##### Task material #####
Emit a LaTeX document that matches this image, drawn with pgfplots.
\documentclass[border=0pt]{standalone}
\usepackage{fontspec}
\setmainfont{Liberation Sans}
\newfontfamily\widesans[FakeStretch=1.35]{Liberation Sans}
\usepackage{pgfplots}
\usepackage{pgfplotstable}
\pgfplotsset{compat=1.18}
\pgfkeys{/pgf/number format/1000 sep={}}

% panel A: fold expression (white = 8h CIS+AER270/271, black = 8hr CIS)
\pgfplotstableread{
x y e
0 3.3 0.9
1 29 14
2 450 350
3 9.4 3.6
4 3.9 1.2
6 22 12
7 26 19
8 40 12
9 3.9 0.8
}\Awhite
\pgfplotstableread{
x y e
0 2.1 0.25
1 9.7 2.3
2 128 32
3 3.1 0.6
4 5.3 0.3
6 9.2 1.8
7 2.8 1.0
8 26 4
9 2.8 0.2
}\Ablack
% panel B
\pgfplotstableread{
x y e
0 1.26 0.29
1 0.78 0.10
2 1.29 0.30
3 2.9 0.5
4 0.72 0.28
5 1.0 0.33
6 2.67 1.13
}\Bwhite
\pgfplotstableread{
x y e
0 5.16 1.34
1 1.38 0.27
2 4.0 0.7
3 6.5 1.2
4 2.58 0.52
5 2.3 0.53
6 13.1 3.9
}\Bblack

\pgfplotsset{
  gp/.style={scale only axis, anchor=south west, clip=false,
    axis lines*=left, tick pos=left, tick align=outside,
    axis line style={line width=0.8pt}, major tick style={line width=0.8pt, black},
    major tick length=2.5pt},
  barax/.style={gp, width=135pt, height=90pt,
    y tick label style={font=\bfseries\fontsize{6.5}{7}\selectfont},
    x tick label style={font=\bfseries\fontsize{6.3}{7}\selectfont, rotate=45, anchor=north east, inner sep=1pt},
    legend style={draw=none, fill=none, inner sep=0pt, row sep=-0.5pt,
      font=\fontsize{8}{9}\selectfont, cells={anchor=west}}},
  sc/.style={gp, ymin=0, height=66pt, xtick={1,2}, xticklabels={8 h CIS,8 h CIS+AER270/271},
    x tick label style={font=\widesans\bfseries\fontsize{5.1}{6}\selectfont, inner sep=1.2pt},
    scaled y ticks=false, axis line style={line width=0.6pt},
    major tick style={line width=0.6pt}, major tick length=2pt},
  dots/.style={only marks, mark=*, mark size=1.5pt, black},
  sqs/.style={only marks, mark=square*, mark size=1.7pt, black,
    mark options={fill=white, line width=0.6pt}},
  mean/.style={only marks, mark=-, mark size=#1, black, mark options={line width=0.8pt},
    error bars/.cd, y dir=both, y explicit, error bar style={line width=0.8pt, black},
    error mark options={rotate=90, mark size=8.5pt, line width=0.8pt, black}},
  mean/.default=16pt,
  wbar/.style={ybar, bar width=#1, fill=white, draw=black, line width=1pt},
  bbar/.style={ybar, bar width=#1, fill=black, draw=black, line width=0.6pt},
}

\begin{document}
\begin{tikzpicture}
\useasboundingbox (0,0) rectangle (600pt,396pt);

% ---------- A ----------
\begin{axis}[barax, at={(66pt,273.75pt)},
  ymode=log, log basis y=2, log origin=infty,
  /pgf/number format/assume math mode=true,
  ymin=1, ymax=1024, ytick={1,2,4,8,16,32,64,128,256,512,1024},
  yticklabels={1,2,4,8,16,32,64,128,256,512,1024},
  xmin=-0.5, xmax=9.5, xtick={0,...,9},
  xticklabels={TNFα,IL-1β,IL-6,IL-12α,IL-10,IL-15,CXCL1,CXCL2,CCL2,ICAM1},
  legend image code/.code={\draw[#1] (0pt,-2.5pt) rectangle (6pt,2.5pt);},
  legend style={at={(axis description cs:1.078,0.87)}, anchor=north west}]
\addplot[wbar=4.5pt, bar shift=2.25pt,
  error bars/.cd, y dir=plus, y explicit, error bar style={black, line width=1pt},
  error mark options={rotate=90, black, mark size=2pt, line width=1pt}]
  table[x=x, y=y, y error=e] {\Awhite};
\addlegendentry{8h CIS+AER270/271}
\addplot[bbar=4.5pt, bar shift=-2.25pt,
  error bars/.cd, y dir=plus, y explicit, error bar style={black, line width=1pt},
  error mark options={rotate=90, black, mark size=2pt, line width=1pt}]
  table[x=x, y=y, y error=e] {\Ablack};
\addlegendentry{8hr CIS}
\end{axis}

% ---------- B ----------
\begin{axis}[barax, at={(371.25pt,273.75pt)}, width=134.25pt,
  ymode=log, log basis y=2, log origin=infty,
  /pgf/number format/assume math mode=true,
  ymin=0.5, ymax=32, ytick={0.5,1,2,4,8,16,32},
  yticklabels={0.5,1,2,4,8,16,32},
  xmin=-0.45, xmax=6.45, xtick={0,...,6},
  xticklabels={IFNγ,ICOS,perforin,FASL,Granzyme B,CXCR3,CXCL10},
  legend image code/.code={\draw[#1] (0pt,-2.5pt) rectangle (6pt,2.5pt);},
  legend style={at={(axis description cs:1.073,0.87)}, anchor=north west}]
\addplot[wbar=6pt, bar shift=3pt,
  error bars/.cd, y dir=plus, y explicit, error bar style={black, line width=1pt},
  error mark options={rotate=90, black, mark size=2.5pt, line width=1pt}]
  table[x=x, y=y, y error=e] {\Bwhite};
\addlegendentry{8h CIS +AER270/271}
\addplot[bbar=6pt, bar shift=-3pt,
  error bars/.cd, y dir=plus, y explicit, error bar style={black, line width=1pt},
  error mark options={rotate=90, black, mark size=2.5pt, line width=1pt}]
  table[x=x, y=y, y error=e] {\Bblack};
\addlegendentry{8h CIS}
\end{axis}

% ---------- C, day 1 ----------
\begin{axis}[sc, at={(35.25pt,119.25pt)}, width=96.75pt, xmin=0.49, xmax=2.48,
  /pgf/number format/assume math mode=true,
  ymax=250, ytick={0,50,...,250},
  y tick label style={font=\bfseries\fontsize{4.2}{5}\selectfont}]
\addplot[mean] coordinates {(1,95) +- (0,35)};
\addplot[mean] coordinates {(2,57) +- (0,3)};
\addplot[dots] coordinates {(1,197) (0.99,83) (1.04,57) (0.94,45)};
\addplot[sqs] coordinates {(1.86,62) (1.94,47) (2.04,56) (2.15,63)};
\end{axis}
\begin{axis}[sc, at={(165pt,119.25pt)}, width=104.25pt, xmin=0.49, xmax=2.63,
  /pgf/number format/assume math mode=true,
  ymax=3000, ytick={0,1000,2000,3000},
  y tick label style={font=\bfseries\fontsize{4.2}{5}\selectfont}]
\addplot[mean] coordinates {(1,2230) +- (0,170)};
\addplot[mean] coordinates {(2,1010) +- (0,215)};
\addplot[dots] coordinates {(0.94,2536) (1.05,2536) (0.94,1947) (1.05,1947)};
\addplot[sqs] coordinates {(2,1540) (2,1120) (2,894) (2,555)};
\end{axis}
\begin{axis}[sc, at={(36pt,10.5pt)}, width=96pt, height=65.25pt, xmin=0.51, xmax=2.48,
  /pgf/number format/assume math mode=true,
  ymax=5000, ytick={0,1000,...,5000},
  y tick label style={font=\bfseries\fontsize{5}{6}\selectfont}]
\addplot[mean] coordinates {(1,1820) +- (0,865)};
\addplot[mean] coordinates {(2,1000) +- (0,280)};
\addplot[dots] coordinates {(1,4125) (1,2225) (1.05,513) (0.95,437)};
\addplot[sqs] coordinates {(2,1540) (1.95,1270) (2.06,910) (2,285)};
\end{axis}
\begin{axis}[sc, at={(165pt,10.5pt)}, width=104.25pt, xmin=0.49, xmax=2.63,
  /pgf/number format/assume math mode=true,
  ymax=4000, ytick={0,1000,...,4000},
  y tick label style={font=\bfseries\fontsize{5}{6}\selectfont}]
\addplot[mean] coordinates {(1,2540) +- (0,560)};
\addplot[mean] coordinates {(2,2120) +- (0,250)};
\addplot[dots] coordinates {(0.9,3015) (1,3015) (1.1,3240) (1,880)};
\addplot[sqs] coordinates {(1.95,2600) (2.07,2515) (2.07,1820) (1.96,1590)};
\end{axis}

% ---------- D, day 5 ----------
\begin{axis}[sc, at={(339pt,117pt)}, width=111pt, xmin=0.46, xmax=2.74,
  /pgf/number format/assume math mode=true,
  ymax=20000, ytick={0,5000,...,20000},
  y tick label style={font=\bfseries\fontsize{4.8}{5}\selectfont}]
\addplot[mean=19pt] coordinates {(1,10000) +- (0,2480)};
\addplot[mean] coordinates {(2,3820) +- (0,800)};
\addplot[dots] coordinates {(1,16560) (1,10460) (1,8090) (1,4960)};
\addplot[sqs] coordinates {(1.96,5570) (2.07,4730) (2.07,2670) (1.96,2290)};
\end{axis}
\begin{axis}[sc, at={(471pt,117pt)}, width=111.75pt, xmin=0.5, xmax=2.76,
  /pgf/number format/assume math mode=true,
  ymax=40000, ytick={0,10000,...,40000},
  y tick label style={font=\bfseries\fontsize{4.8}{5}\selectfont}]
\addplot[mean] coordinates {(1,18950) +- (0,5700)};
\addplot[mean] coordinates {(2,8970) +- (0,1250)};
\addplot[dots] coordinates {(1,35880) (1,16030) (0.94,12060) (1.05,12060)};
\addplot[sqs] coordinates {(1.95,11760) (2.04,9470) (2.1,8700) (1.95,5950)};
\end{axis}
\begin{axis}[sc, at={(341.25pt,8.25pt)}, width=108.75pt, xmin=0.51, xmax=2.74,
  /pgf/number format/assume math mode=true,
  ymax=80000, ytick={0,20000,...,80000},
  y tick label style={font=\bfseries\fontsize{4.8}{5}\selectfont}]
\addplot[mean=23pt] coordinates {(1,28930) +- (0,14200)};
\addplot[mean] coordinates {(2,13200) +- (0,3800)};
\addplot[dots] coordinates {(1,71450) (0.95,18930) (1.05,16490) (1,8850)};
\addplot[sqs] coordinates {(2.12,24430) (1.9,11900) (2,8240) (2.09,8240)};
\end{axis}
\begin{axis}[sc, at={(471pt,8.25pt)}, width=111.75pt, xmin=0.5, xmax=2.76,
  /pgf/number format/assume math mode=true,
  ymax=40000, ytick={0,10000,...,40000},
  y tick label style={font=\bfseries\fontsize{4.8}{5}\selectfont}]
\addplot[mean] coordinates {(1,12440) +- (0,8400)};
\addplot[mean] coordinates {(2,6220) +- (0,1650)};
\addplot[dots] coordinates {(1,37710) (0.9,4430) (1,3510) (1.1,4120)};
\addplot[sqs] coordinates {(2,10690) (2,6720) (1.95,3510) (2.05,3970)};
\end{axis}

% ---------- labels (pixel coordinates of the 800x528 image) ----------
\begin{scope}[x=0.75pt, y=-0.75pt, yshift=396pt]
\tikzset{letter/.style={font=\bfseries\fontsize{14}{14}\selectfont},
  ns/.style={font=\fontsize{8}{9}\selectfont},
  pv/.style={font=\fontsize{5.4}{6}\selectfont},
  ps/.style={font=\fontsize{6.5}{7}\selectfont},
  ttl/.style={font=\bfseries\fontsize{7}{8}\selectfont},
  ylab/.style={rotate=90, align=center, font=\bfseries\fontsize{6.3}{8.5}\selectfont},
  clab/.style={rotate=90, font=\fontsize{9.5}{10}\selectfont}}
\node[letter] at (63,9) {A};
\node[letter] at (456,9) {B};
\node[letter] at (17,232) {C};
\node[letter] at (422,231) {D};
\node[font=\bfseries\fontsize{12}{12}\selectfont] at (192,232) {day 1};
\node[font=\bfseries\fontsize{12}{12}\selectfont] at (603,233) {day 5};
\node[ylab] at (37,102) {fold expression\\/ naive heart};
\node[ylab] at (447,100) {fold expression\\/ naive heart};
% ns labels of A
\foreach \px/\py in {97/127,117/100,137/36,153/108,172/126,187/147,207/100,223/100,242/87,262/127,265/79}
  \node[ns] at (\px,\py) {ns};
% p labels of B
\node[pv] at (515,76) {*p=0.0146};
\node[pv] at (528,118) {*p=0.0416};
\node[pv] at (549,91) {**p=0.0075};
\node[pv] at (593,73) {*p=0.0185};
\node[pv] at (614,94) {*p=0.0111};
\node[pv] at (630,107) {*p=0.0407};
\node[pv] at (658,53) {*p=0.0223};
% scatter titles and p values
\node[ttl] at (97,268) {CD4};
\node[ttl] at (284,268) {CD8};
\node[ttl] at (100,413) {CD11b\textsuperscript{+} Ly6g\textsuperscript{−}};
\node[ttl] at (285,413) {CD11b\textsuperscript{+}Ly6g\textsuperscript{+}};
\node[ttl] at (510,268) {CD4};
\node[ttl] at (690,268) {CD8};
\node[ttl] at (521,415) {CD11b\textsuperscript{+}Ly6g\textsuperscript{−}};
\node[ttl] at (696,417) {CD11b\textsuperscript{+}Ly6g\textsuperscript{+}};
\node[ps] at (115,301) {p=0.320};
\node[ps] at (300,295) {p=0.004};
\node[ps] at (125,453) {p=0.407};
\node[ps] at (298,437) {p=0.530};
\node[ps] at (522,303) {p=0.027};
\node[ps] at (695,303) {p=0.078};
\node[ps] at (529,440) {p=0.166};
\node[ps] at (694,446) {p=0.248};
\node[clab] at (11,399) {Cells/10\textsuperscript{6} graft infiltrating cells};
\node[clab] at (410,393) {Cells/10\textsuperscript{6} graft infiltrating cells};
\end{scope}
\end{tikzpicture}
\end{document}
#####
##### Task material #####
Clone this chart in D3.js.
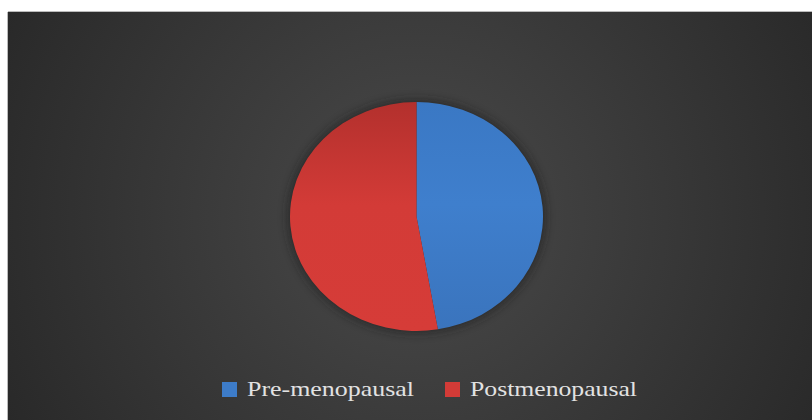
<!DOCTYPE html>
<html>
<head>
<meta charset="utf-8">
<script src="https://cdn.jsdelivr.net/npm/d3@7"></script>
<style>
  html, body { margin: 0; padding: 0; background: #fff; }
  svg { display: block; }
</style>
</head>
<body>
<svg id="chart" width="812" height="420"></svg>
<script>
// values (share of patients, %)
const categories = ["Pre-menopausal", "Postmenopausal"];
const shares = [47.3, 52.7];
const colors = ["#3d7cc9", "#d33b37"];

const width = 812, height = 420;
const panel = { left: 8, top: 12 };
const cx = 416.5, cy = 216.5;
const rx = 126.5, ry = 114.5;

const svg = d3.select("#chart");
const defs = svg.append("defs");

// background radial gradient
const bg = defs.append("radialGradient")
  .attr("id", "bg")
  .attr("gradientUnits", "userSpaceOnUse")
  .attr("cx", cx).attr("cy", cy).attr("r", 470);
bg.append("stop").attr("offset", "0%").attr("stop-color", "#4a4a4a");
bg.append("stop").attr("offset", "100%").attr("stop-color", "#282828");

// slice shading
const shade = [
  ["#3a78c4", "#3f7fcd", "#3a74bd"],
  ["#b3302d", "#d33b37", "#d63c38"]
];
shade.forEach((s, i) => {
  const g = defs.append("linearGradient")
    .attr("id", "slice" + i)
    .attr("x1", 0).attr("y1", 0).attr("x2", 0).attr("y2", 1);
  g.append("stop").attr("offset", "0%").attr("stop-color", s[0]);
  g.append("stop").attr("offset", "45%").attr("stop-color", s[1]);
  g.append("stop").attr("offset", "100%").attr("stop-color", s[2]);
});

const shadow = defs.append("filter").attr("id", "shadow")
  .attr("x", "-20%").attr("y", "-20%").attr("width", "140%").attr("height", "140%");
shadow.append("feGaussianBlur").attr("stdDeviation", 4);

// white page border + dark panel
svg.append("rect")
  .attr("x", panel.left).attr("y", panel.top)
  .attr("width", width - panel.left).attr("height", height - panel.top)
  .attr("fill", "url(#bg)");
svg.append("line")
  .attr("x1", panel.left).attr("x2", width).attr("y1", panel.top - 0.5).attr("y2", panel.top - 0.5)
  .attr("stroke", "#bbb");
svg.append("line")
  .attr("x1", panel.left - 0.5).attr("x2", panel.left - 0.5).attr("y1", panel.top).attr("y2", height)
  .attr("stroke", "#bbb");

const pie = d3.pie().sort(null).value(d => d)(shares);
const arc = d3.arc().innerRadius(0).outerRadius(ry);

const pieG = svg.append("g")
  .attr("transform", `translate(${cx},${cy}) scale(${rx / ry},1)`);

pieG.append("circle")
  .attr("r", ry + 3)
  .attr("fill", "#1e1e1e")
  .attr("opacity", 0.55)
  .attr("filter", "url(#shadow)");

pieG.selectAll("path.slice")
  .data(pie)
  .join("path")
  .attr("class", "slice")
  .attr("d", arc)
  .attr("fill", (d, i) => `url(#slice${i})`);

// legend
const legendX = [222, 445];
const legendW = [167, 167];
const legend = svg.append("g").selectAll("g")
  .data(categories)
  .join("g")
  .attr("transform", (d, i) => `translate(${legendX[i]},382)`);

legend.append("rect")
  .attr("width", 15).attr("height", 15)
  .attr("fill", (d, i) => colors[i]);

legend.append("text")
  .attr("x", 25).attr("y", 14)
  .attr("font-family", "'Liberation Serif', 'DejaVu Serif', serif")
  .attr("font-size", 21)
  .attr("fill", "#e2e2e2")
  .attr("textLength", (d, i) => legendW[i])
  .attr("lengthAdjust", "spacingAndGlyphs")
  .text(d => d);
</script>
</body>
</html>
#####
#### [Aim of the exercise]
Among the entries above, identify all lines with "chart" and copy them.

#### [Answer for this exercise]
Clone this chart in D3.js.
<svg id="chart" width="812" height="420"></svg>
const svg = d3.select("#chart");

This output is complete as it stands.